─── ENTRIES SUPPLIED ───

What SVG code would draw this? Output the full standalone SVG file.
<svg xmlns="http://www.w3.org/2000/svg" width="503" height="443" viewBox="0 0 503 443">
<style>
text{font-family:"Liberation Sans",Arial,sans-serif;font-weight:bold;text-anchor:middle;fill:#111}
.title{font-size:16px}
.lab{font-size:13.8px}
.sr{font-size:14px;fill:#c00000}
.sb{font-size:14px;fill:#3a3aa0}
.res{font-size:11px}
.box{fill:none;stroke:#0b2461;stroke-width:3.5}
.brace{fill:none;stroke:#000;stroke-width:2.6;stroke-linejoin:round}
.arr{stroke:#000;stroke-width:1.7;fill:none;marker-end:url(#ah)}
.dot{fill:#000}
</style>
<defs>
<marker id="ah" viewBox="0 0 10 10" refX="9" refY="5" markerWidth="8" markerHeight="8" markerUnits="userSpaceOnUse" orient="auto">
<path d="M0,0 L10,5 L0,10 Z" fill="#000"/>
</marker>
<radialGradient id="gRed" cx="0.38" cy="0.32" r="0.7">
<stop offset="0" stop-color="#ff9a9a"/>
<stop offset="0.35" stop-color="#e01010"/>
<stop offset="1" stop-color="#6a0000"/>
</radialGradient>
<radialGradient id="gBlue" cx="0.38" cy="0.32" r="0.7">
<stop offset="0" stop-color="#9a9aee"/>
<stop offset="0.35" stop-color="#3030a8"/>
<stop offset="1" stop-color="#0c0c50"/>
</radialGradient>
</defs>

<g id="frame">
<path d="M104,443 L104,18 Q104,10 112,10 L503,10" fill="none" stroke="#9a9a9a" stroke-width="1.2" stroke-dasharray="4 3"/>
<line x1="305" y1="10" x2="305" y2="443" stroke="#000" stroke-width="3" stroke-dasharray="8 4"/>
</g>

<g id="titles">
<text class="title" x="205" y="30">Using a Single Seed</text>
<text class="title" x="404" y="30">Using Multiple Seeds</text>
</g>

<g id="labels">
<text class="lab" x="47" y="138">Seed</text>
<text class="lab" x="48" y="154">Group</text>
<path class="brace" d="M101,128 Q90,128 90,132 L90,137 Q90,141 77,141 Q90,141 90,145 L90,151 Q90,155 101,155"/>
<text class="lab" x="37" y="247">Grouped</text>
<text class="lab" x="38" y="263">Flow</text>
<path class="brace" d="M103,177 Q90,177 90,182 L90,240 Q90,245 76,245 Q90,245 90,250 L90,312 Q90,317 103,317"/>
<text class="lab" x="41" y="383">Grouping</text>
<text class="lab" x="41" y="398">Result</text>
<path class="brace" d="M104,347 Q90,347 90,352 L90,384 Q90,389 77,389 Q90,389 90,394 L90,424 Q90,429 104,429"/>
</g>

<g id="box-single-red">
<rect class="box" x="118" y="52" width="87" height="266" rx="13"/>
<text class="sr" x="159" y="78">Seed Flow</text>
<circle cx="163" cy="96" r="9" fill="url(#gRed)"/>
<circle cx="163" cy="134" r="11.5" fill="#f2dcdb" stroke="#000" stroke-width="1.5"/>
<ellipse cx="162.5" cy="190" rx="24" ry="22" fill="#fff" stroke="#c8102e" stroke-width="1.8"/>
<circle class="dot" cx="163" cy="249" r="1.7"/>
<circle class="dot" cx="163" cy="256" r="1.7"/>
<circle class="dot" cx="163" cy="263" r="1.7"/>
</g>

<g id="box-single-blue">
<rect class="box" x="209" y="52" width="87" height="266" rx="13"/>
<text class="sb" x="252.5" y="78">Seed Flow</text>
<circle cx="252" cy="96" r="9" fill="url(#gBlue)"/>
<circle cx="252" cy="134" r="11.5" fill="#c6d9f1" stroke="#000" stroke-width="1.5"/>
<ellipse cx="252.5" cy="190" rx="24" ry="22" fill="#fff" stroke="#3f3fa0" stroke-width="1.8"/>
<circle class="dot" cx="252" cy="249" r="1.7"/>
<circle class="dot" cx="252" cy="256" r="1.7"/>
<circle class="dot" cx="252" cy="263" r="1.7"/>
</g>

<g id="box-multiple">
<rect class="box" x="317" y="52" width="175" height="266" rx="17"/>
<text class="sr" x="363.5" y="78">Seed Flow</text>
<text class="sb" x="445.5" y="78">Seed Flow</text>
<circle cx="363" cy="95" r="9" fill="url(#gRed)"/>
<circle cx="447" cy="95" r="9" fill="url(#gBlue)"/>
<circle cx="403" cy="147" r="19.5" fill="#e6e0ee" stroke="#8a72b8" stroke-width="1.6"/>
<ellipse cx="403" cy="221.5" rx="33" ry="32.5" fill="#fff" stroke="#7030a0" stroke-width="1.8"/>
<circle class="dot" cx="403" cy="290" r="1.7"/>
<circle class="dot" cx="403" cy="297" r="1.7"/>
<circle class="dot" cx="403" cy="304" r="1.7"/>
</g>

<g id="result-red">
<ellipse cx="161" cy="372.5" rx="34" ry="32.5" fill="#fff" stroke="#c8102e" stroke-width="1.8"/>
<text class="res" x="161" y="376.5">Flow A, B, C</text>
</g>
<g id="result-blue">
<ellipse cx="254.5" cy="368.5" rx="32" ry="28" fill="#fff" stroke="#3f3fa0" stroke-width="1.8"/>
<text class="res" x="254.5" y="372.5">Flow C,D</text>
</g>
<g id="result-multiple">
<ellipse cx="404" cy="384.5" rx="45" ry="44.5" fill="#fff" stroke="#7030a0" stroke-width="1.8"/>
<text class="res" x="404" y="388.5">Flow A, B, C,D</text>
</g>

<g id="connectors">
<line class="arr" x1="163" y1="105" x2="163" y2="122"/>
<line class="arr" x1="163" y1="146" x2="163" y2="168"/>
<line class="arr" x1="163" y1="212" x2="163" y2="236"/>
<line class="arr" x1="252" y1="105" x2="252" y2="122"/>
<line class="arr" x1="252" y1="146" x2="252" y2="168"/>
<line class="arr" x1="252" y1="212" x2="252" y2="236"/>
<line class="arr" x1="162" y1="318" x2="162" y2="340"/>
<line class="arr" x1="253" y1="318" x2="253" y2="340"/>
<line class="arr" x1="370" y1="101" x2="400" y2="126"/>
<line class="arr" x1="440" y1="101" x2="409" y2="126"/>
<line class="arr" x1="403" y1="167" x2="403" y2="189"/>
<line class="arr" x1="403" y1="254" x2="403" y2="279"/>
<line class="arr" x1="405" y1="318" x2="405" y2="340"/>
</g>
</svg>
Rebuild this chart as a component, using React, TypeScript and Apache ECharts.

───

WHAT IS ASKED ->
Copy out every line of the data above, exactly as given.

RESULT OF THE TASK ->
What SVG code would draw this? Output the full standalone SVG file.
<svg xmlns="http://www.w3.org/2000/svg" width="503" height="443" viewBox="0 0 503 443">
<style>
text{font-family:"Liberation Sans",Arial,sans-serif;font-weight:bold;text-anchor:middle;fill:#111}
.title{font-size:16px}
.lab{font-size:13.8px}
.sr{font-size:14px;fill:#c00000}
.sb{font-size:14px;fill:#3a3aa0}
.res{font-size:11px}
.box{fill:none;stroke:#0b2461;stroke-width:3.5}
.brace{fill:none;stroke:#000;stroke-width:2.6;stroke-linejoin:round}
.arr{stroke:#000;stroke-width:1.7;fill:none;marker-end:url(#ah)}
.dot{fill:#000}
</style>
<defs>
<marker id="ah" viewBox="0 0 10 10" refX="9" refY="5" markerWidth="8" markerHeight="8" markerUnits="userSpaceOnUse" orient="auto">
<path d="M0,0 L10,5 L0,10 Z" fill="#000"/>
</marker>
<radialGradient id="gRed" cx="0.38" cy="0.32" r="0.7">
<stop offset="0" stop-color="#ff9a9a"/>
<stop offset="0.35" stop-color="#e01010"/>
<stop offset="1" stop-color="#6a0000"/>
</radialGradient>
<radialGradient id="gBlue" cx="0.38" cy="0.32" r="0.7">
<stop offset="0" stop-color="#9a9aee"/>
<stop offset="0.35" stop-color="#3030a8"/>
<stop offset="1" stop-color="#0c0c50"/>
</radialGradient>
</defs>

<g id="frame">
<path d="M104,443 L104,18 Q104,10 112,10 L503,10" fill="none" stroke="#9a9a9a" stroke-width="1.2" stroke-dasharray="4 3"/>
<line x1="305" y1="10" x2="305" y2="443" stroke="#000" stroke-width="3" stroke-dasharray="8 4"/>
</g>

<g id="titles">
<text class="title" x="205" y="30">Using a Single Seed</text>
<text class="title" x="404" y="30">Using Multiple Seeds</text>
</g>

<g id="labels">
<text class="lab" x="47" y="138">Seed</text>
<text class="lab" x="48" y="154">Group</text>
<path class="brace" d="M101,128 Q90,128 90,132 L90,137 Q90,141 77,141 Q90,141 90,145 L90,151 Q90,155 101,155"/>
<text class="lab" x="37" y="247">Grouped</text>
<text class="lab" x="38" y="263">Flow</text>
<path class="brace" d="M103,177 Q90,177 90,182 L90,240 Q90,245 76,245 Q90,245 90,250 L90,312 Q90,317 103,317"/>
<text class="lab" x="41" y="383">Grouping</text>
<text class="lab" x="41" y="398">Result</text>
<path class="brace" d="M104,347 Q90,347 90,352 L90,384 Q90,389 77,389 Q90,389 90,394 L90,424 Q90,429 104,429"/>
</g>

<g id="box-single-red">
<rect class="box" x="118" y="52" width="87" height="266" rx="13"/>
<text class="sr" x="159" y="78">Seed Flow</text>
<circle cx="163" cy="96" r="9" fill="url(#gRed)"/>
<circle cx="163" cy="134" r="11.5" fill="#f2dcdb" stroke="#000" stroke-width="1.5"/>
<ellipse cx="162.5" cy="190" rx="24" ry="22" fill="#fff" stroke="#c8102e" stroke-width="1.8"/>
<circle class="dot" cx="163" cy="249" r="1.7"/>
<circle class="dot" cx="163" cy="256" r="1.7"/>
<circle class="dot" cx="163" cy="263" r="1.7"/>
</g>

<g id="box-single-blue">
<rect class="box" x="209" y="52" width="87" height="266" rx="13"/>
<text class="sb" x="252.5" y="78">Seed Flow</text>
<circle cx="252" cy="96" r="9" fill="url(#gBlue)"/>
<circle cx="252" cy="134" r="11.5" fill="#c6d9f1" stroke="#000" stroke-width="1.5"/>
<ellipse cx="252.5" cy="190" rx="24" ry="22" fill="#fff" stroke="#3f3fa0" stroke-width="1.8"/>
<circle class="dot" cx="252" cy="249" r="1.7"/>
<circle class="dot" cx="252" cy="256" r="1.7"/>
<circle class="dot" cx="252" cy="263" r="1.7"/>
</g>

<g id="box-multiple">
<rect class="box" x="317" y="52" width="175" height="266" rx="17"/>
<text class="sr" x="363.5" y="78">Seed Flow</text>
<text class="sb" x="445.5" y="78">Seed Flow</text>
<circle cx="363" cy="95" r="9" fill="url(#gRed)"/>
<circle cx="447" cy="95" r="9" fill="url(#gBlue)"/>
<circle cx="403" cy="147" r="19.5" fill="#e6e0ee" stroke="#8a72b8" stroke-width="1.6"/>
<ellipse cx="403" cy="221.5" rx="33" ry="32.5" fill="#fff" stroke="#7030a0" stroke-width="1.8"/>
<circle class="dot" cx="403" cy="290" r="1.7"/>
<circle class="dot" cx="403" cy="297" r="1.7"/>
<circle class="dot" cx="403" cy="304" r="1.7"/>
</g>

<g id="result-red">
<ellipse cx="161" cy="372.5" rx="34" ry="32.5" fill="#fff" stroke="#c8102e" stroke-width="1.8"/>
<text class="res" x="161" y="376.5">Flow A, B, C</text>
</g>
<g id="result-blue">
<ellipse cx="254.5" cy="368.5" rx="32" ry="28" fill="#fff" stroke="#3f3fa0" stroke-width="1.8"/>
<text class="res" x="254.5" y="372.5">Flow C,D</text>
</g>
<g id="result-multiple">
<ellipse cx="404" cy="384.5" rx="45" ry="44.5" fill="#fff" stroke="#7030a0" stroke-width="1.8"/>
<text class="res" x="404" y="388.5">Flow A, B, C,D</text>
</g>

<g id="connectors">
<line class="arr" x1="163" y1="105" x2="163" y2="122"/>
<line class="arr" x1="163" y1="146" x2="163" y2="168"/>
<line class="arr" x1="163" y1="212" x2="163" y2="236"/>
<line class="arr" x1="252" y1="105" x2="252" y2="122"/>
<line class="arr" x1="252" y1="146" x2="252" y2="168"/>
<line class="arr" x1="252" y1="212" x2="252" y2="236"/>
<line class="arr" x1="162" y1="318" x2="162" y2="340"/>
<line class="arr" x1="253" y1="318" x2="253" y2="340"/>
<line class="arr" x1="370" y1="101" x2="400" y2="126"/>
<line class="arr" x1="440" y1="101" x2="409" y2="126"/>
<line class="arr" x1="403" y1="167" x2="403" y2="189"/>
<line class="arr" x1="403" y1="254" x2="403" y2="279"/>
<line class="arr" x1="405" y1="318" x2="405" y2="340"/>
</g>
</svg>
Rebuild this chart as a component, using React, TypeScript and Apache ECharts.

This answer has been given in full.